TEL AVIV, November 21 (RIA Novosti) – At least 18 people were injured when an explosion hit a bus in central Tel Aviv on Wednesday, Israeli police said.
A spokesperson for the Islamist group Hamas said it welcomed the bombing as a "natural response" to the ongoing Israeli bombardment of Gaza, but said it was not behind the attack.
In Israel, politicians including Deputy Parlimentary Speaker said the bombing meant Israel had no choice but to invade Gaza.
"It is time to declare war," Danon tweeted. "The time for restraint is over."
Police in Tel Aviv said they were seeking a suspected bomber and that one of the injured is in a “serious” condition.
Around 140 Palestinians have been killed in Israel's eight-day air and naval attack on Hamas-ruled Gaza, officials say. Gaza’s health ministry says many children are among the Palestinian dead.
Israel says it began its attack on the city of 1.7 million in response to a surge in rocket attacks from Gaza.
Palestinian rockets continued to hurtle toward Israeli towns and cities on Wednesday, but most were knocked down by the sophisticated Iron Dome air defense system. Israel says five people have been killed by Palestinian rockets in the last eight days.
A spokesman for Israeli Prime Minister Benjamin Netanyahu tweeted that a second bomb that did not explode had also been found on the bus in Tel Aviv.
An Israeli Defense Forces spokesman said on Twitter that Hamas members had celebrated on the streets of Gaza as news of the bus bombing broke.
The bombing comes amid frantic negotiations to end the violence.
The United States condemned the bus bombing.
“The United States strongly condemns this terrorist attack and our thoughts and prayers are with the victims and the people of Israel,” Secretary of State Hillary Clinton said in a statement.
“As I arrive in Cairo, I am closely monitoring reports from Tel Aviv, and we will stay in close contact with Prime Minister Netanyahu's team.
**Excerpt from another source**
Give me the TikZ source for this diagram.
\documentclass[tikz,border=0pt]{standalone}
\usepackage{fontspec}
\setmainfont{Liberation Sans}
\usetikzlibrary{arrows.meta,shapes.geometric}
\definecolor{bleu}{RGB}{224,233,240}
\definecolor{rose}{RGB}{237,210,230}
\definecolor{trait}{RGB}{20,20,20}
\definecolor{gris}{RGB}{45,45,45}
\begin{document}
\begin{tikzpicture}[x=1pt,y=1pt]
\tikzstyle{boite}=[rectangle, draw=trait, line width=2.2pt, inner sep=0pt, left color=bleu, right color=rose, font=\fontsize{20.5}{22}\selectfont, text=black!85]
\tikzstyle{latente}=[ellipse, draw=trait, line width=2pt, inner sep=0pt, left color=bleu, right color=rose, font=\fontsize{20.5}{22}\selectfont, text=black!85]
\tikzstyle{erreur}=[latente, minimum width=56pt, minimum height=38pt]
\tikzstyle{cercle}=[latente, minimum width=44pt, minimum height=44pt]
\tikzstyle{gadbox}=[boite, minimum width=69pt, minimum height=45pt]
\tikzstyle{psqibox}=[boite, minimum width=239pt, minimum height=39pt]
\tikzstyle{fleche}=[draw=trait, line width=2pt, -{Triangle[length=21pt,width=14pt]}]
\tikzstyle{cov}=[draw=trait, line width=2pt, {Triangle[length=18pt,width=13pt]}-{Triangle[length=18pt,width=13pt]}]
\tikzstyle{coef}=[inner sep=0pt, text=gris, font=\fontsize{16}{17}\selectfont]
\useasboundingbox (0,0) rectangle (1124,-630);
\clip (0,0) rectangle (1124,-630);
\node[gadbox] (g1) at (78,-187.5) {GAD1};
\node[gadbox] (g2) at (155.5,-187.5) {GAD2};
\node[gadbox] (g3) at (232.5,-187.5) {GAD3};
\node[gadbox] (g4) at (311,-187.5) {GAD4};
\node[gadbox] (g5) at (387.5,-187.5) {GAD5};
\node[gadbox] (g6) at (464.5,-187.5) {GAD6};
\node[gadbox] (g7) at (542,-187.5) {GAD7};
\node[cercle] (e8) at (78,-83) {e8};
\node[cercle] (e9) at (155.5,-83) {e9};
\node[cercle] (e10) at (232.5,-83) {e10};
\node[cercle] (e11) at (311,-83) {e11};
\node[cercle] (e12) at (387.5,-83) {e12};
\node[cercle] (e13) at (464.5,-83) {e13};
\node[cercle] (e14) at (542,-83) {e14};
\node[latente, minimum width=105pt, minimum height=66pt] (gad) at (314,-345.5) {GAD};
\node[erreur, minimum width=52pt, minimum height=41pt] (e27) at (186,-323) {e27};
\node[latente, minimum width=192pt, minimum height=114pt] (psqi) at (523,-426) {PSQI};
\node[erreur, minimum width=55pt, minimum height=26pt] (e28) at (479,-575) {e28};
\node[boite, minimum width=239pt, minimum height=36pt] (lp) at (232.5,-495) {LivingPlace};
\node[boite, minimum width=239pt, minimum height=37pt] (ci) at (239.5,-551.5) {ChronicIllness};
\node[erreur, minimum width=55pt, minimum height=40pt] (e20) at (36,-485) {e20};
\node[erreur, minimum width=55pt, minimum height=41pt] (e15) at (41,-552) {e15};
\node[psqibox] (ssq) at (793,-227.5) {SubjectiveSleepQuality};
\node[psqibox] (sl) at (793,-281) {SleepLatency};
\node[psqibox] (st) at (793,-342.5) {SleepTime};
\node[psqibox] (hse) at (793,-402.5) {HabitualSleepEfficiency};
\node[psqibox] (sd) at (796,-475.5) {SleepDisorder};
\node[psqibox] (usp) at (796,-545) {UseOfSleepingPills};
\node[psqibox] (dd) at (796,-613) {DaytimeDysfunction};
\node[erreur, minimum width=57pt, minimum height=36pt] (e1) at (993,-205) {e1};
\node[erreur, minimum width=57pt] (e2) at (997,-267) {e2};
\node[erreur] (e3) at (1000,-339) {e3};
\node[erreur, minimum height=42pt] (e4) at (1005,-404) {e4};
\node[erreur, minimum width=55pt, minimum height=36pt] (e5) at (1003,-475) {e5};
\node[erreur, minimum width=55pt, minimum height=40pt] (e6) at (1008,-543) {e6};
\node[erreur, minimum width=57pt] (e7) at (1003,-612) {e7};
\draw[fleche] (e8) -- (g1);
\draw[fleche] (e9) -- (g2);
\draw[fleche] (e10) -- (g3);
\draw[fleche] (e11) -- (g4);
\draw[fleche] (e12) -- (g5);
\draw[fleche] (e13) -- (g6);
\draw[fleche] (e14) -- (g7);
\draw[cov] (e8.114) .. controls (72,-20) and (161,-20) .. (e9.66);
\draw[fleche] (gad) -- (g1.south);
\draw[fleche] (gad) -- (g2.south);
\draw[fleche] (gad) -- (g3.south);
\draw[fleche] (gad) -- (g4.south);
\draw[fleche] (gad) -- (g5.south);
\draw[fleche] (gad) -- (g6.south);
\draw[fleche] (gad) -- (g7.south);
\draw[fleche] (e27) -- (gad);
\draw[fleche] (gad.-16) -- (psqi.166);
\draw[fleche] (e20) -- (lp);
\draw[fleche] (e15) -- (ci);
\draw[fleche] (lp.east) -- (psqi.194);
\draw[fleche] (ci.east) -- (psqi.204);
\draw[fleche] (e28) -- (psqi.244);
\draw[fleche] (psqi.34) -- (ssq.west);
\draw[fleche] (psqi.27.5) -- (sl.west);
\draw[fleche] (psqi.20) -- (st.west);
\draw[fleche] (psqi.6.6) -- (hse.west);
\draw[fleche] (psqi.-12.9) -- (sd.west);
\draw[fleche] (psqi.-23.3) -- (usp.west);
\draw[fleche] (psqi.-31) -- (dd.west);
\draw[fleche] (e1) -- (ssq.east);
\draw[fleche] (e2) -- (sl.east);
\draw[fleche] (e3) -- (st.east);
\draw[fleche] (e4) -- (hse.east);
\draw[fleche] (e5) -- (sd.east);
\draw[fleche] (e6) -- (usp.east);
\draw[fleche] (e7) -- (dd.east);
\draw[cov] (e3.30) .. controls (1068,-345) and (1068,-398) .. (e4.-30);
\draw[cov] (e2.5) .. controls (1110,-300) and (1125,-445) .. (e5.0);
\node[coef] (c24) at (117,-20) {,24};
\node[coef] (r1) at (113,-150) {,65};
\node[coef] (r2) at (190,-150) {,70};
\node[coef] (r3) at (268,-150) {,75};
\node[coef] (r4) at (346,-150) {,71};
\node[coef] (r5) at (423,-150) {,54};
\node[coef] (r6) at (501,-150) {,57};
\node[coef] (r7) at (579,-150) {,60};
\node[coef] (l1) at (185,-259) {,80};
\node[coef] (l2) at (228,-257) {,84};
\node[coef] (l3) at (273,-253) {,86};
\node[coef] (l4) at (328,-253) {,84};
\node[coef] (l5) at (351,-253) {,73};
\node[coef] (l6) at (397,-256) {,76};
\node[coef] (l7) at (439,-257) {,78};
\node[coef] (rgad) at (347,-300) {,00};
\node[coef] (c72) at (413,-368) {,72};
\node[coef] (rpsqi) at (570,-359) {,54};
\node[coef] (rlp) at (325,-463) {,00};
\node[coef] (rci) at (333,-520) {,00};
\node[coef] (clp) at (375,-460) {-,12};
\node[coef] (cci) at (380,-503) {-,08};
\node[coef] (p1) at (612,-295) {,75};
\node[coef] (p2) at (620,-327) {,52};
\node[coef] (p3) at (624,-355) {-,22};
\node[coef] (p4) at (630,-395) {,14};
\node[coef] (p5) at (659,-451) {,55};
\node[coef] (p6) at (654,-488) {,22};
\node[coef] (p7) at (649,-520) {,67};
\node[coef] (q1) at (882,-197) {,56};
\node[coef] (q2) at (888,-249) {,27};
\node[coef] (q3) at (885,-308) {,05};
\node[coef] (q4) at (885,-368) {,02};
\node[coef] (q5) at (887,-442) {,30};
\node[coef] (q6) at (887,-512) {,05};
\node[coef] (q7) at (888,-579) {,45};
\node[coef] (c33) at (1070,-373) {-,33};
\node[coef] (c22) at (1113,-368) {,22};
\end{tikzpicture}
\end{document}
The United States stands ready to provide any assistance that Israel requires,” it said.
Clinton met Israeli Prime Minister Benjamin Netanyahu after flying into Jerusalem late on Tuesday.
“It is essential to de-escalate the situation in Gaza,” she said ahead of talks with Netanyahu. “The rocket attacks from terrorist organizations inside Gaza on Israeli cities and towns must end and a broader calm be restored.”
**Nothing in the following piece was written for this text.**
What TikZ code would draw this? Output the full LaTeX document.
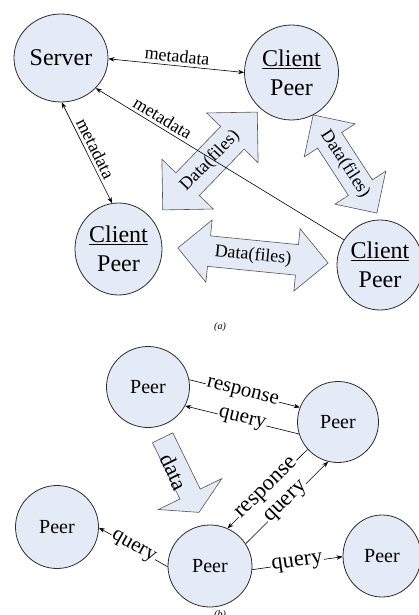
\documentclass[tikz,border=0pt]{standalone}
\usepackage{fontspec}
\setmainfont{Liberation Serif}
\usetikzlibrary{shapes.geometric,shapes.arrows,arrows.meta}
\definecolor{nodefill}{RGB}{228,235,246}
\definecolor{nodeline}{RGB}{45,45,45}
\definecolor{blockline}{RGB}{85,85,85}
\begin{document}
\begin{tikzpicture}[x=1pt,y=-1pt,
  peer/.style={ellipse, draw=nodeline, fill=nodefill, line width=0.8pt, inner sep=0pt, align=center},
  bigtext/.style={font=\fontsize{24}{29}\selectfont},
  smalltext/.style={font=\fontsize{20}{24}\selectfont},
  link/.style={draw=black, line width=0.6pt},
  arr/.style={-{Stealth[length=6pt,width=4.5pt]}},
  biarr/.style={{Stealth[length=6pt,width=4.5pt]}-{Stealth[length=6pt,width=4.5pt]}},
  mlabel/.style={font=\fontsize{18}{20}\selectfont, sloped, above, inner sep=3pt},
  qlabel/.style={font=\fontsize{21}{23}\selectfont, sloped, fill=white, inner sep=1pt},
  biglabel/.style={font=\fontsize{22.5}{25}\selectfont},
  blocktext/.style={font=\fontsize{18}{20}\selectfont},
  dblarrow/.style={double arrow, draw=blockline, fill=nodefill, line width=0.6pt,
    inner xsep=0pt, text height=0pt, text depth=0pt, double arrow tip angle=90},
  sglarrow/.style={single arrow, draw=blockline, fill=nodefill, line width=0.6pt,
    inner xsep=0pt, text height=0pt, text depth=0pt}
]
\useasboundingbox (0,0) rectangle (419,615);
\fill[white] (0,0) rectangle (419,615);

% ---------- (a) block arrows ----------
\node[dblarrow, minimum height=136pt, minimum width=71pt, inner ysep=16pt,
  double arrow head extend=19.5pt, rotate=46] (d1) at (210,161) {};
\node[blocktext, rotate=46] (d1t) at (d1.center) {Data(files)};
\node[dblarrow, minimum height=117pt, minimum width=60pt, inner ysep=14pt,
  double arrow head extend=16pt, rotate=-57] (d2) at (345,164) {};
\node[blocktext, rotate=-57] (d2t) at (d2.center) {Data(files)};
\node[dblarrow, minimum height=151pt, minimum width=62pt, inner ysep=15pt,
  double arrow head extend=16pt, rotate=-5.7] (d3) at (253,255.5) {};
\node[blocktext, rotate=-5.7] (d3t) at (d3.center) {Data(files)};

% ---------- (a) nodes ----------
\node[peer, bigtext, minimum width=94pt, minimum height=88pt] (server) at (61,58) {Server};
\node[peer, bigtext, minimum width=94pt, minimum height=95pt] (tc) at (291.5,72.5) {\underline{Client}\\Peer};
\node[peer, bigtext, minimum width=87pt, minimum height=92pt] (bl) at (118.5,249) {\underline{Client}\\Peer};
\node[peer, bigtext, minimum width=86pt, minimum height=90pt] (br) at (380,265) {\underline{Client}\\Peer};

% ---------- (a) links ----------
\draw[link, biarr] (server.-1) -- node[mlabel] (m1) {metadata} (tc.180);
\draw[link, biarr] (server.-89) -- node[mlabel] (m2) {metadata} (bl.98);
\draw[link, arr] (br.145) -- node[mlabel, pos=0.75] (m3) {metadata} (server.-41);

\node[font=\fontsize{10}{12}\selectfont\itshape] (capa) at (220,327) {(a)};

% ---------- (b) ----------
\node[sglarrow, minimum height=83pt, minimum width=70pt, inner ysep=11pt,
  single arrow head extend=24pt, single arrow tip angle=120, rotate=-64, anchor=tail] (dataarrow) at (162.5,437.5) {};
\node[font=\fontsize{22}{24}\selectfont, rotate=-64] (datat) at (174,472) {data};

\node[peer, smalltext, minimum width=83pt, minimum height=81pt] (p1) at (148,387) {Peer};
\node[peer, smalltext, minimum width=81pt, minimum height=81pt] (p2) at (338,422) {Peer};
\node[peer, smalltext, minimum width=83pt, minimum height=83pt] (p3) at (57,527) {Peer};
\node[peer, smalltext, minimum width=84pt, minimum height=82pt] (p4) at (210,566) {Peer};
\node[peer, smalltext, minimum width=78pt, minimum height=82pt] (p5) at (382,556) {Peer};

\draw[link, arr] (p1.10) -- node[qlabel, pos=0.48] (r1) {response} (p2.159);
\draw[link, arr] (p2.197) -- node[qlabel] (q1) {query} (p1.-27);
\draw[link, arr] (p2.222) -- node[qlabel, biglabel] (r2) {response} (p4.65);
\draw[link, arr] (p4.32) -- node[qlabel, biglabel] (q2) {query} (p2.256);
\draw[link, arr] (p4.181) -- node[qlabel] (q3) {query} (p3.-1);
\draw[link, arr] (p4.-5) -- node[qlabel, biglabel] (q4) {query} (p5.181);

\node[font=\fontsize{10}{12}\selectfont\itshape, anchor=north] (capb) at (220,607) {(b)};
\end{tikzpicture}
\end{document}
But Netanyahu, speaking before his meeting with Clinton, said that while Israel would prefer to see a “diplomatic solution” to he crisis, it reserved the right to take whatever action it deemed necessary to halt the Palestinian rocket attacks that provoked its onslaught.
UN Secretary General Ban Ki-moon called the situation in Gaza "deeply alarming" after talks with Palestinian President Mahmoud Abbas.
Abbas called on Israel to "halt" its "criminal" attacks on Gaza, after which, he said, Hamas would follow suit.
Israeli Defense Forces said they had attacked Hamas government buildings overnight, as well as over 50 of what a spokesperson described as “terror sites.”
Israel has massed tens of thousands of troops on the border with Gaza, but has said it will give diplomatic efforts a chance before issuing the order to invade. Tel Aviv is demanding the cessation of rocket fire from Gaza as the main condition for a truce.
Israel’s last invasion of Gaza, in 2008-2009, killed 1,400 Palestinians, the majority of them civilians. Thirteen Israelis died in the 22-day-long Operation Cast Lead.
A Haaretz-Dialog poll taken on Sunday indicated that 84% of the Israeli public supports the military campaign, with 12% opposing it. But only 30% would support a ground offensive in Gaza, the pollster reported.